Military-style boot camp workouts showed up on the radar of the American Council on Exercise, or ACE, in 1998; by 2009, they were on the ACE list of top fitness trends. Boot-camp calisthenics offer definite benefits--if you survive. But for exercisers with a goal to meet, a time-tested workout format that delivers real results is hard to resist.
Description
According to ACE, boot-camp workouts include the kind of calisthenics used to whip new military recruits into shape. Examples include push-ups, squat thrusts, jumping jacks, kicks, punches and mountain climbers. The term "boot camp" also can mean any program that focuses on basic principles for a short, intense period. For example, there are yoga boot camps, Pilates boot camps and dance boot camps, although they do not resemble military workouts in anything but intensity and duration.
A Team Effort
One of the most compelling aspects of a boot-camp environment is that, for the duration of the class, you and your classmates become a team.
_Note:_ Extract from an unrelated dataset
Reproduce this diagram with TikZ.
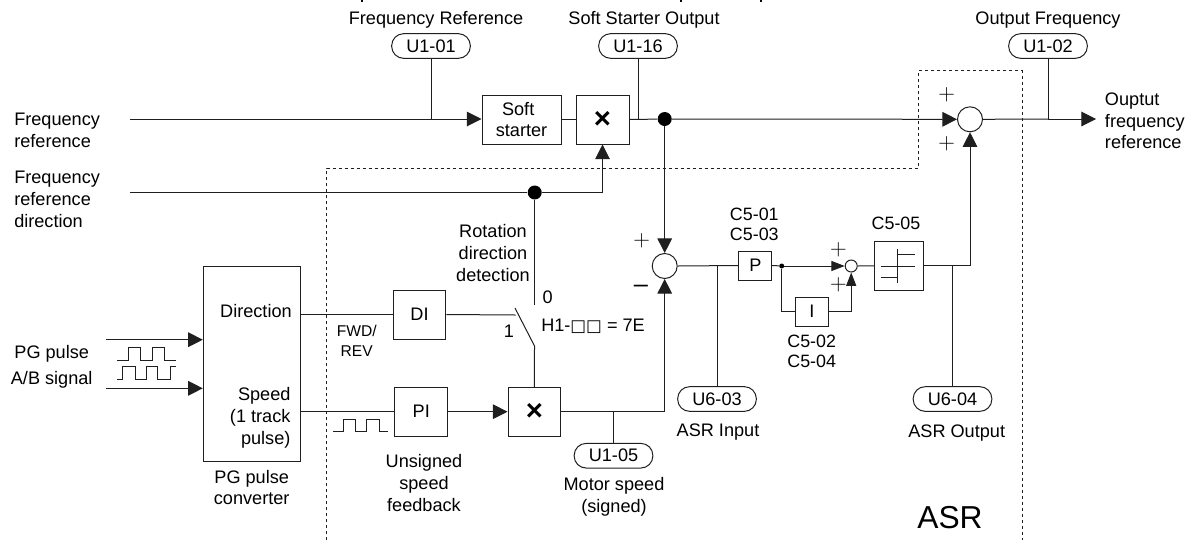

Although boot-camp fitness classes won't prepare you for the life-or-death situations you might encounter in the military, the intimate class size, intense environment and shared experiences give you enough of a taste to imagine what the real thing might be like.
Immediacy
It's natural to want to lose weight or gain strength as quickly as possible. Fad diets often cause quick, unsustainable weight loss that comes right back on once you're off the diet because the weight-loss techniques were unsustainable themselves. Boot camps provide a healthier kick-start to your weight-loss or weight-training routine. Although you might not be able to sustain the boot-camp intensity beyond the initial period, you learn simple, replicable techniques and principles that you can apply, if at a less-intense level, for the remainder of your fitness journey.
Measurable Benefits
The bottom line is that boot camps work, according to a 2008 ACE study that found that exercisers burned an average of 9.8 calories per minute during boot-camp workouts; that's almost 600 calories per hour. At the same time, you're developing full-body muscular strength and endurance. Exercisers in the study averaged moderate intensity throughout the workout, with peaks as high as 91 percent of heart-rate max.
Types
There are a wide variety of boot-camp formats, adapted to emphasize certain aspects of the workout experience. Examples include outdoor boot-camp workouts and boot camps that incorporate fitness gear such as dumbbells, light barbells and aerobics moves that you might not expect in a setting modeled after the military experience.